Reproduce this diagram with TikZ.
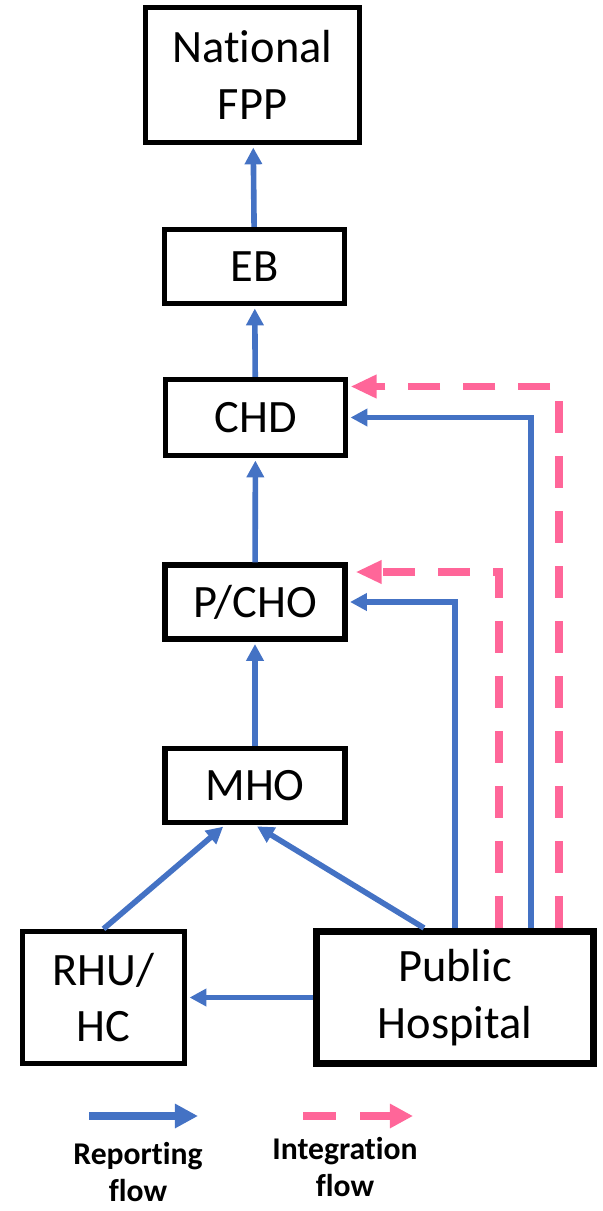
\documentclass[tikz,border=0pt]{standalone}
\usepackage{fontspec}
\setmainfont{Carlito}[Ligatures=NoCommon]
\usetikzlibrary{arrows.meta}
\definecolor{repblue}{HTML}{4472C4}
\definecolor{intpink}{HTML}{FF6699}

\begin{document}
\begin{tikzpicture}[x=0.025cm,y=-0.025cm]
	\tikzset{unit/.style={draw,line width=0.13cm,minimum width=4.5cm,minimum height=1.85cm,font=\fontsize{33}{40}\selectfont,align=center},
		report/.style={-{Triangle[length=0.42cm,width=0.42cm]},repblue,line width=0.14cm,shorten >=0.06cm},
		integ/.style={-{Triangle[length=0.65cm,width=0.55cm]},intpink,line width=0.19cm,dash pattern=on 0.8cm off 0.575cm},
		legendtext/.style={font=\fontsize{22.5}{26}\selectfont\bfseries,align=center}};
	\useasboundingbox (0,0) rectangle (603,1211);
	\node[unit,minimum width=5.35cm,minimum height=3.375cm] (national) at (252.5,75) {National\\FPP};
	\node[unit] (eb) at (254.5,266.5) {EB};
	\node[unit,minimum height=1.9cm] (chd) at (255.5,417.5) {CHD};
	\node[unit] (pcho) at (255,602) {P/CHO};
	\node[unit] (mho) at (255,785.5) {MHO};
	\node[unit,minimum width=4.05cm,minimum height=3.3cm] (rhu) at (103.5,997.5) {RHU/\\HC};
	\node[unit,line width=0.175cm,minimum width=6.925cm,minimum height=3.3cm] (hospital) at (455,997.5) {Public\\Hospital};
	\draw[report] (eb) -- (national);
	\draw[report] (chd) -- (eb);
	\draw[report] (pcho) -- (chd);
	\draw[report] (mho) -- (pcho);
	\draw[report] (rhu.north) -- ([xshift=-0.75cm]mho.south);
	\draw[report] ([xshift=-0.775cm]hospital.north) -- (mho.south);
	\draw[report] (hospital.west) -- (rhu.east);
	\draw[report] (hospital.north) |- (pcho.east);
	\draw[report] ([xshift=1.9cm]hospital.north) |- (chd.east);
	\draw[integ,shorten >=0.2cm] ([xshift=1.1cm]hospital.north) |- ([yshift=0.75cm]pcho.east);
	\draw[integ,shorten >=0.06cm] ([xshift=2.6cm]hospital.north) |- ([yshift=0.775cm]chd.east);
	\coordinate (repstart) at (89,1116);
	\coordinate (repend) at (198,1116);
	\coordinate (intstart) at (303,1116);
	\coordinate (intend) at (413,1116);
	\draw[report,line width=0.2cm,shorten >=0pt,-{Triangle[length=0.575cm,width=0.575cm]}] (repstart) -- (repend);
	\draw[integ,line width=0.2cm,-{Triangle[length=0.575cm,width=0.575cm]},dash pattern=on 0.825cm off 0.6cm] (intstart) -- (intend);
	\node[legendtext] (replabel) at (138,1172) {Reporting\\flow};
	\node[legendtext] (intlabel) at (345,1167) {Integration\\flow};
\end{tikzpicture}
\end{document}
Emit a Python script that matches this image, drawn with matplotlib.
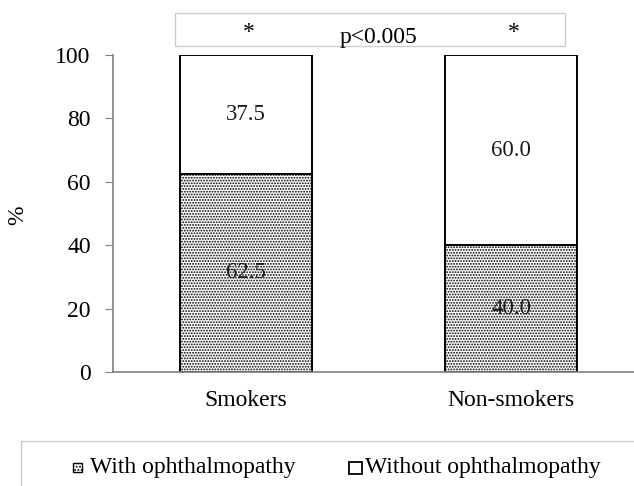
import matplotlib
matplotlib.use("Agg")
import matplotlib.pyplot as plt
from matplotlib.patches import Rectangle

plt.rcParams['font.family'] = ['Liberation Serif', 'DejaVu Serif']
plt.rcParams['hatch.color'] = '#8a8a8a'
plt.rcParams['hatch.linewidth'] = 0.9

categories = ["Smokers", "Non-smokers"]
with_oph = [62.5, 40.0]
without_oph = [37.5, 60.0]
yticks = [0, 20, 40, 60, 80, 100]
legend_labels = ['With ophthalmopathy', 'Without ophthalmopathy']

W, H = 634, 486
fig = plt.figure(figsize=(W/100, H/100), dpi=100)
ax = fig.add_axes([113/W, 1-372/H, 1-113/W, (372-55)/H])

x = list(range(len(categories)))
b1 = ax.bar(x, with_oph, width=0.5, color='white', edgecolor='black',
            linewidth=1.4, hatch='......')
b2 = ax.bar(x, without_oph, bottom=with_oph, width=0.5, color='white',
            edgecolor='black', linewidth=1.4)

for i in x:
    ax.text(i, with_oph[i]/2, f"{with_oph[i]:.1f}", ha='center', va='center',
            fontsize=16.5, color='#1a1a1a')
    ax.text(i, with_oph[i] + without_oph[i]/2, f"{without_oph[i]:.1f}",
            ha='center', va='center', fontsize=16.5, color='#1a1a1a')

ax.set_xlim(-0.502, 1.464)
ax.set_ylim(0, 100)
ax.set_yticks(yticks)
ax.set_xticks(x)
ax.set_xticklabels(categories)
ax.tick_params(axis='y', direction='out', length=6, color='#808080',
               labelsize=17, pad=10)
ax.tick_params(axis='x', length=0, labelsize=17, pad=13)
for s in ['top', 'right']:
    ax.spines[s].set_visible(False)
for s in ['left', 'bottom']:
    ax.spines[s].set_color('#808080')
    ax.spines[s].set_linewidth(1.2)
fig.text(18/W, 1-215/H, '%', rotation=90, ha='center', va='center', fontsize=17)

# significance box
fig.patches.append(Rectangle((175/W, 1-46/H), (565-175)/W, 33/H,
                             transform=fig.transFigure, facecolor='white',
                             edgecolor='#cccccc', linewidth=1.0, zorder=0))
fig.text(249/W, 1-33/H, '*', ha='center', va='center', fontsize=17)
fig.text(514/W, 1-33/H, '*', ha='center', va='center', fontsize=17)
fig.text(378/W, 1-37/H, 'p<0.005', ha='center', va='center', fontsize=17)

# legend box
fig.patches.append(Rectangle((21/W, -0.05), 1.0, 0.05 + (486-441)/H,
                             transform=fig.transFigure, facecolor='white',
                             edgecolor='#cccccc', linewidth=1.0, zorder=0))
# legend keys
fig.patches.append(Rectangle((73/W, 1-472/H), 9/W, 9/H, transform=fig.transFigure,
                             facecolor='white', edgecolor='black', hatch='.....',
                             linewidth=1.0))
fig.patches.append(Rectangle((349/W, 1-474/H), 13/W, 12/H, transform=fig.transFigure,
                             facecolor='white', edgecolor='black', linewidth=1.3))
fig.text(90/W, 1-467/H, legend_labels[0], ha='left', va='center', fontsize=17)
fig.text(365/W, 1-467/H, legend_labels[1], ha='left', va='center', fontsize=17)

fig.savefig('out.png', dpi=100)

....................

What to work on: Copy every line of the listing that includes the string "matplotlib".

Output:
Emit a Python script that matches this image, drawn with matplotlib.
import matplotlib
matplotlib.use("Agg")
import matplotlib.pyplot as plt
from matplotlib.patches import Rectangle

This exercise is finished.